As Is de Michel Moers (TELEX)

As Is de Michel Moers (TELEX)

Il faut croire que le télex était cassé. Presque 20 ans depuis le dernier message (How do you dance, 2006) envoyé par la machine éponyme créée par Marc Moulin, Dan Lacksman et Michel Moers. Quant au premier album solo de Moers, c’est encore pire : il faut changer de siècle. C’était en 1991 avec Fishing Le Kiss, Trente-trois ans de silence, une éternité christique.

Sans comparer Moers à Jésus, le musicien belge rechausse donc les crampons en 2024, et son retour sur terre s’avère nettement plus dansant que celui du mauvais bricoleur cloué sur la croix. Avec As Is, il livre non seulement un deuxième album littéralement inattendu, mais également fruit de 33 longues années de réflexion qui lui permettent aujourd’hui d’accoucher de dix titres intelligemment électroniques intemporels principalement écrites en déplacement, sur Logic. On pense au glacial et silencieusement bouillonnant Microwaves, avec la chanteuse de Propaganda Claudia Brücken, qui rappelle les plus belles heures de l’électropop des 2000’s, ou encore la Bryanferryesque New Friend écrite avec Sean Christian Woods, sans oublier le fantastique titre d’ouverture au nom prémonitoire, Les gens sont affligeants, qui prend toute sa mesure avec la technologie actuelle, par opposition à ce qui était disponible en 1990 lors de son enregistrement. « Tout le monde connait quelqu’un de décevant dans son entourage, note Michel, et même si la chanson a été écrite il y a 30 ans, elle est peut-être encore plus pertinente aujourd’hui ». Mais pas de quoi gâcher le retour de Moers dans le monde d’après. A l’image du très vaporeux Beau-Triste, qui ne sera sans rappeler les meilleures productions de William Orbit.

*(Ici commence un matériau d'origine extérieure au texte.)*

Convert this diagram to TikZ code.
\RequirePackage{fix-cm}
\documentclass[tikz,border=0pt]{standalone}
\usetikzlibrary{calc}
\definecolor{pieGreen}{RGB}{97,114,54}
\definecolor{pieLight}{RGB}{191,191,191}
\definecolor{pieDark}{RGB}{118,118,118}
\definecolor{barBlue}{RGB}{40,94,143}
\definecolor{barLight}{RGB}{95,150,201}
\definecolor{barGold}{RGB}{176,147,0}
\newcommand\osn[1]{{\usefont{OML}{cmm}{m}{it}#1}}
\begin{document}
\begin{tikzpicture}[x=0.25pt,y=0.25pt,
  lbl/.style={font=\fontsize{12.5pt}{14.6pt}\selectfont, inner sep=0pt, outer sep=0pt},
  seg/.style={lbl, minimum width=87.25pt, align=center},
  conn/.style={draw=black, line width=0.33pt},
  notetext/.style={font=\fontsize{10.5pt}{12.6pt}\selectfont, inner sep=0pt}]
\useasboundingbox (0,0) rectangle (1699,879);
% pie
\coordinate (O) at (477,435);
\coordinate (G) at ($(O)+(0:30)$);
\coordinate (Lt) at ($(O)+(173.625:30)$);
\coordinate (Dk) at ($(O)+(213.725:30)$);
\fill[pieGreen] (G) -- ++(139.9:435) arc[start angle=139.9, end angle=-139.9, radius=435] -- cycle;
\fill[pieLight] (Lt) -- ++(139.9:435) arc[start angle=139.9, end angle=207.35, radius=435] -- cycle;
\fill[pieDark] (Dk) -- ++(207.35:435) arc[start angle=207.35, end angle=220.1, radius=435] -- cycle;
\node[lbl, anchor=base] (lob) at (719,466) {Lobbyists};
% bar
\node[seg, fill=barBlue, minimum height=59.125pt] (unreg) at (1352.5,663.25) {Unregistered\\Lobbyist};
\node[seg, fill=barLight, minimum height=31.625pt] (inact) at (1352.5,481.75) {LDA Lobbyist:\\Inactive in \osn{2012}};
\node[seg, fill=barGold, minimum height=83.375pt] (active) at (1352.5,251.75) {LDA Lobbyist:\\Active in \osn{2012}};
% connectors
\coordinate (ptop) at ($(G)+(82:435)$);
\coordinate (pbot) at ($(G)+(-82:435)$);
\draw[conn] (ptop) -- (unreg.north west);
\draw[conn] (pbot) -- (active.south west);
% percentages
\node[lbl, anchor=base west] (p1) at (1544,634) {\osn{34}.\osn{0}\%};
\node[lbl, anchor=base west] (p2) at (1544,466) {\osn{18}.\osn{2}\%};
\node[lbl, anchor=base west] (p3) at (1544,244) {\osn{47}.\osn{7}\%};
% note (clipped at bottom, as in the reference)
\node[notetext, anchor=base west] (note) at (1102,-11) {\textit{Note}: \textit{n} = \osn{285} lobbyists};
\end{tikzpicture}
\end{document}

Et alors, pour en revenir à nos histoires, où était Michel Moers ces 33 dernières années ? Contrairement aux apparences, il n’a pas chômé : « En fait, je travaillais sur la photographie et l’architecture, et je faisais de la musique comme les peintres le font le dimanche explique-t-il, dans la plupart des cas, j’avais jusqu’à dix versions de chaque chanson, alors il m’a fallu du temps pour comprendre lesquelles j’aimais ». Et peut-être aussi, comprend-on entre les lignes, que le peintre du dimanche devait accepter l’arrivée du lundi, et le fait de lâcher ces compositions dans la nature.

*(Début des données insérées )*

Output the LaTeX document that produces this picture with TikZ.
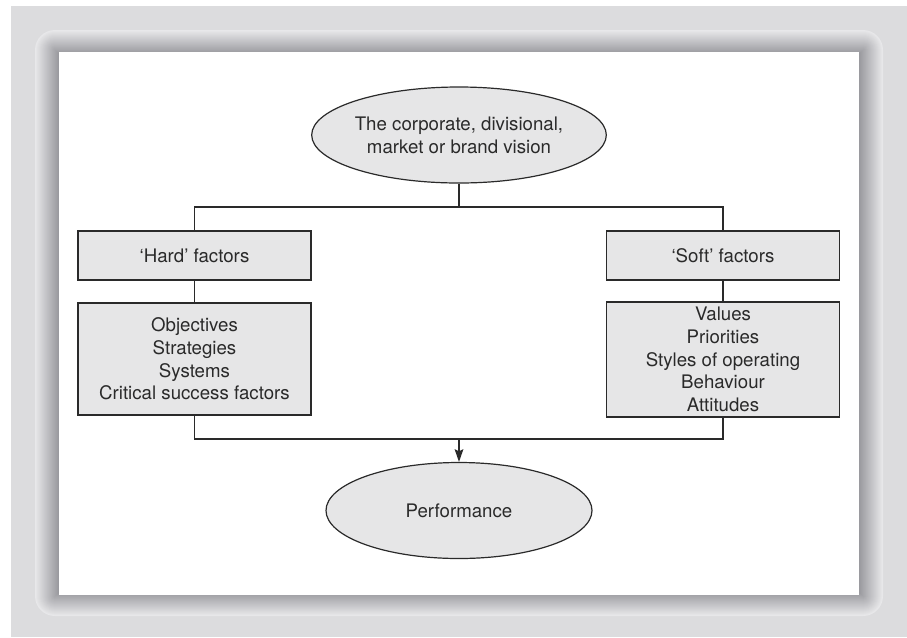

Parallèlement, le discret chanteur de Telex, loin de vivre en ermite, a dépoussiéré les bandes du trio historique avec son comparse Dan Lacksman, en bons gardiens du temple, pour la réédition d’un coffret des six albums via le label emblématique Mute Records. Ce projet a-t-il réveillé la créativité de Michel ? « Non, il a réveillé mes oreilles », dit-il, faisant référence au mélange et à l’équilibrage des sons nécessaires pour remasteriser l’ensemble de ce catalogue (ainsi que pour dénicher quelques pépites des archives) qui fit de la Belgique, un temps, le centre du monde. C’était à la fin des années septante avec Moskow Discow, quand Telex représentait le pays à l’Eurovision et que Moers, ce grand silencieux, interprétait le Rock around the clock de Bill Haley dans l’émission Top of The Pops. « J’étais assis à côté de Gary Numan à la cantine pendant près d’une heure, se souvient-il, on ne s’est rien dit pendant tout le repas. Ce qui est franchement idiot, parce que je suis fan ».

 

Depuis, le fondateur de Telex, Marc Moulin, s’en est tristement allé, laissant Moers dans une solitude durable. « Le problème pour moi, c’est que travailler avec lui était génial. C’était comme un jeu de ping-pong. Je proposais une démo et il travaillait dessus, ou vice versa. Depuis sa mort, il a été impossible de retrouver ce type de relation. Peut-être que je n’ai pas assez cherché ». Peut-être, à l’inverse, qu’il lui aura fallu 33 ans pour accepter une nouvelle traversée en solitaire. C’est comme ça. As is, en anglais.

Mais presque un siècle après l’invention du télex, Michel Moers a visiblement encore quelques messages à transmettre.